┌────────
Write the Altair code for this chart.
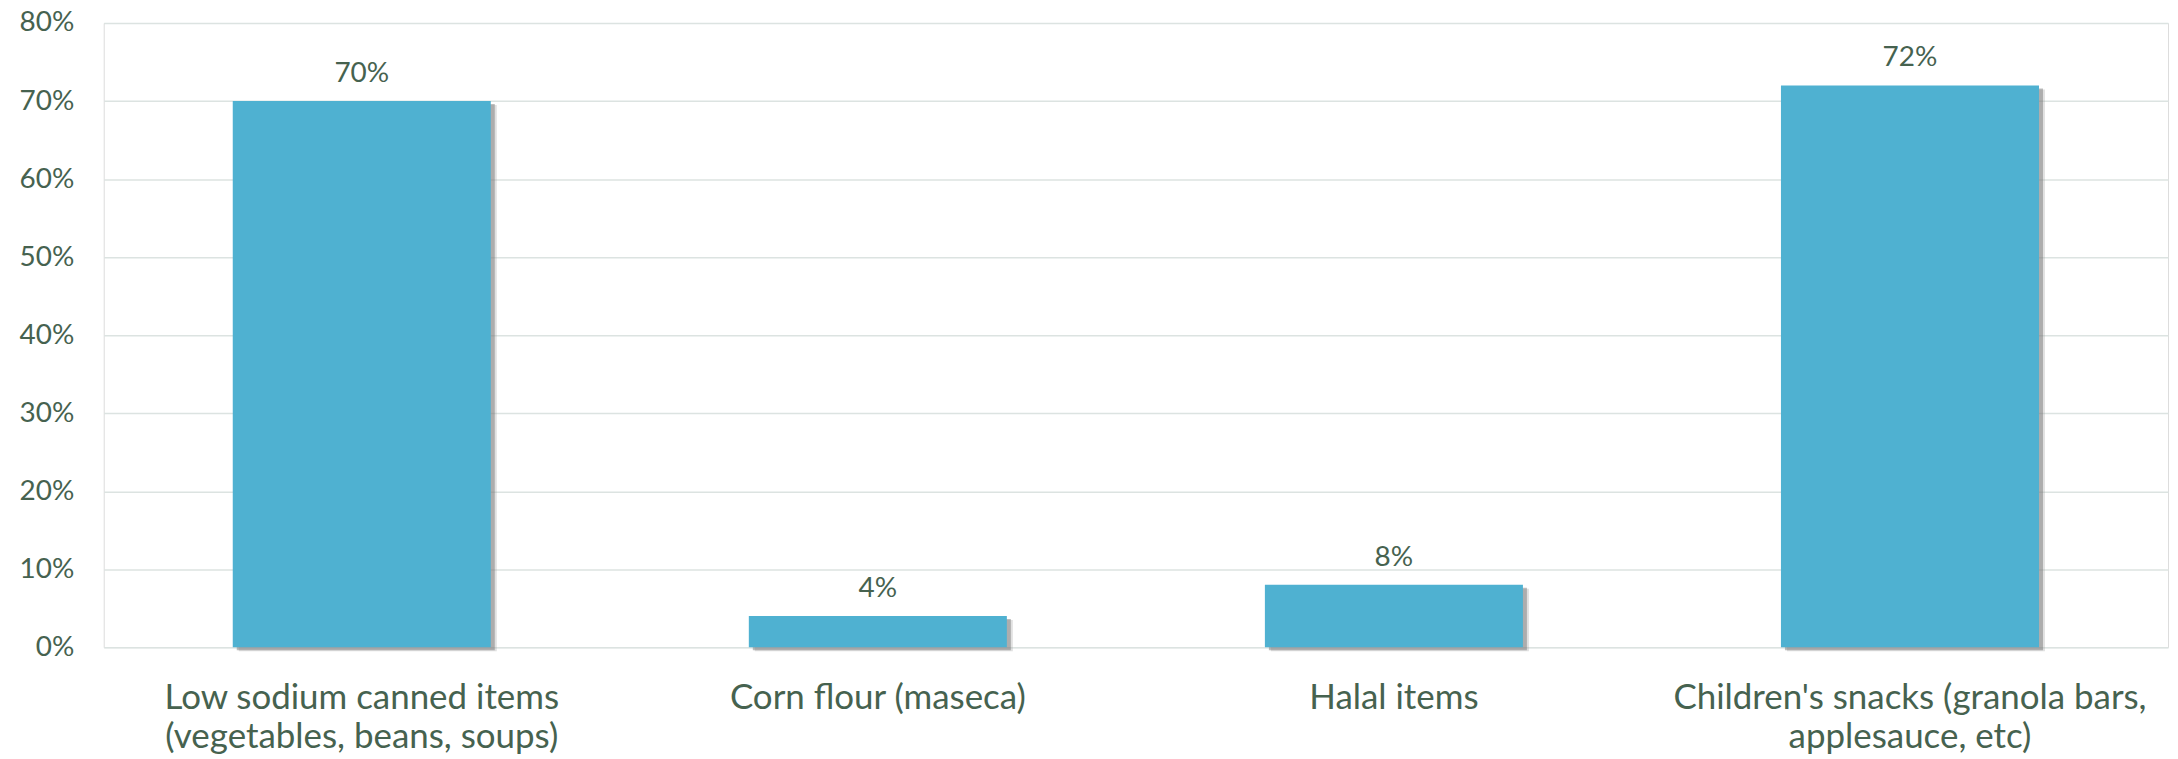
import altair as alt
import pandas as pd

categories = [
    "Low sodium canned items\n(vegetables, beans, soups)",
    "Corn flour (maseca)",
    "Halal items",
    "Children's snacks (granola bars,\napplesauce, etc)",
]
values = [0.70, 0.04, 0.08, 0.72]
value_labels = ["70%", "4%", "8%", "72%"]

df = pd.DataFrame({"cat": categories, "val": values, "lab": value_labels})

TEXT = "#46624F"
BAR = "#4FB1D1"
FONT = "Lato"

x = alt.X(
    "cat:N",
    sort=categories,
    title=None,
    scale=alt.Scale(paddingInner=0.5, paddingOuter=0.25),
    axis=alt.Axis(
        labelAngle=0,
        labelExpr="split(datum.label, '\\n')",
        labelFontSize=35,
        labelFont=FONT,
        labelColor=TEXT,
        labelLineHeight=40,
        labelPadding=33,
        labelBaseline="top",
        labelLimit=0,
        ticks=False,
        domain=False,
        grid=False,
    ),
)
y = alt.Y(
    "val:Q",
    title=None,
    scale=alt.Scale(domain=[0, 0.8], nice=False),
    axis=alt.Axis(
        format="%",
        values=[0, 0.1, 0.2, 0.3, 0.4, 0.5, 0.6, 0.7, 0.8],
        labelFontSize=28,
        labelFont=FONT,
        labelColor=TEXT,
        labelPadding=30,
        ticks=False,
        domain=False,
        grid=True,
        gridColor="#DCE3E1",
        gridWidth=1.5,
    ),
)

base = alt.Chart(df)
shadow = base.mark_bar(color="#6f6f6f", opacity=0.45, xOffset=4, yOffset=3).encode(x=x, y=y)
shadow2 = base.mark_bar(color="#9a9a9a", opacity=0.3, xOffset=6, yOffset=4).encode(x=x, y=y)
bars = base.mark_bar(color=BAR).encode(x=x, y=y)
labels = base.mark_text(
    font=FONT, fontSize=28, color=TEXT, dy=-19, baseline="alphabetic"
).encode(x=x, y=y, text="lab:N")

chart = (
    alt.layer(shadow2, shadow, bars, labels)
    .properties(
        width=2070,
        height=626,
        autosize=alt.AutoSizeParams(type="none"),
        padding={"left": 96, "top": 14, "right": 2, "bottom": 110},
    )
    .configure_view(stroke=None)
    .configure(background="white")
)

chart.save("out.html", embed_options={"renderer": "svg", "actions": False})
└────────
## EXERCISE:
Leaving the pictures aside, transcribe the entire listing exactly.

## RESPONSE:
Write the Altair code for this chart.
import altair as alt
import pandas as pd

categories = [
    "Low sodium canned items\n(vegetables, beans, soups)",
    "Corn flour (maseca)",
    "Halal items",
    "Children's snacks (granola bars,\napplesauce, etc)",
]
values = [0.70, 0.04, 0.08, 0.72]
value_labels = ["70%", "4%", "8%", "72%"]

df = pd.DataFrame({"cat": categories, "val": values, "lab": value_labels})

TEXT = "#46624F"
BAR = "#4FB1D1"
FONT = "Lato"

x = alt.X(
    "cat:N",
    sort=categories,
    title=None,
    scale=alt.Scale(paddingInner=0.5, paddingOuter=0.25),
    axis=alt.Axis(
        labelAngle=0,
        labelExpr="split(datum.label, '\\n')",
        labelFontSize=35,
        labelFont=FONT,
        labelColor=TEXT,
        labelLineHeight=40,
        labelPadding=33,
        labelBaseline="top",
        labelLimit=0,
        ticks=False,
        domain=False,
        grid=False,
    ),
)
y = alt.Y(
    "val:Q",
    title=None,
    scale=alt.Scale(domain=[0, 0.8], nice=False),
    axis=alt.Axis(
        format="%",
        values=[0, 0.1, 0.2, 0.3, 0.4, 0.5, 0.6, 0.7, 0.8],
        labelFontSize=28,
        labelFont=FONT,
        labelColor=TEXT,
        labelPadding=30,
        ticks=False,
        domain=False,
        grid=True,
        gridColor="#DCE3E1",
        gridWidth=1.5,
    ),
)

base = alt.Chart(df)
shadow = base.mark_bar(color="#6f6f6f", opacity=0.45, xOffset=4, yOffset=3).encode(x=x, y=y)
shadow2 = base.mark_bar(color="#9a9a9a", opacity=0.3, xOffset=6, yOffset=4).encode(x=x, y=y)
bars = base.mark_bar(color=BAR).encode(x=x, y=y)
labels = base.mark_text(
    font=FONT, fontSize=28, color=TEXT, dy=-19, baseline="alphabetic"
).encode(x=x, y=y, text="lab:N")

chart = (
    alt.layer(shadow2, shadow, bars, labels)
    .properties(
        width=2070,
        height=626,
        autosize=alt.AutoSizeParams(type="none"),
        padding={"left": 96, "top": 14, "right": 2, "bottom": 110},
    )
    .configure_view(stroke=None)
    .configure(background="white")
)

chart.save("out.html", embed_options={"renderer": "svg", "actions": False})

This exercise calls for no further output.